The cliff dwellings of Mesa Verde were discovered on a snowy December day in 1888, when ranchers Richard Wetherill and Charlie Mason searched Mesa Verde Canyon for stray cattle, unexpectedly stumbling upon – of all things – Cliff Palace. Over the course of the following year, the ranchers returned to discover an additional 182 cliff dwellings. 18 years later, in 1906, Mesa Verde became the first national park established exclusively for the preservation of archeological artifacts.
From earliest times, the Ancestral Puebloans found this part of the 7,000-foot Colorado Plateau to their liking, with its forested canyons and green tableland providing habitat for abundant game, timber for beams, and security from other Indian invaders. Mesa Verde was inhabited for more than 700 years (550 A.D. to 1300 A.D.), living primarily on the mesa tops for the first six centuries and living in the constructed cliff dwellings for which the park is well-known over the course of the seventh century.
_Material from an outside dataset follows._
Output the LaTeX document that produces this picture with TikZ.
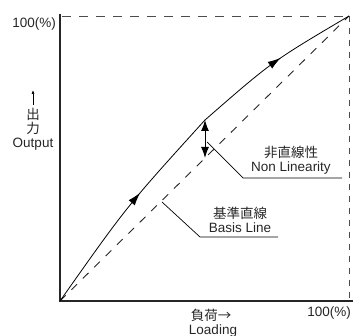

Mesa Verde beautifully preserves and interprets ancient Ancestral Puebloan culture that covers the full spectrum of development, from primitive pithouses to exquisite cliff dwellings adorning the canyon walls. Ninety percent of the park’s cliff dwellings contain ten rooms or less, and 30 percent have only one or two rooms. This puts into perspective some of the more famous cliff dwellings that you’re sure to visit—Cliff Palace and Long House – each with 150 rooms, Spruce Tree House with 130 rooms, and Balcony House with 40 rooms.
The combination of twisting canyons, scenic views, and outstanding archeological remains make Mesa Verde a truly remarkable place.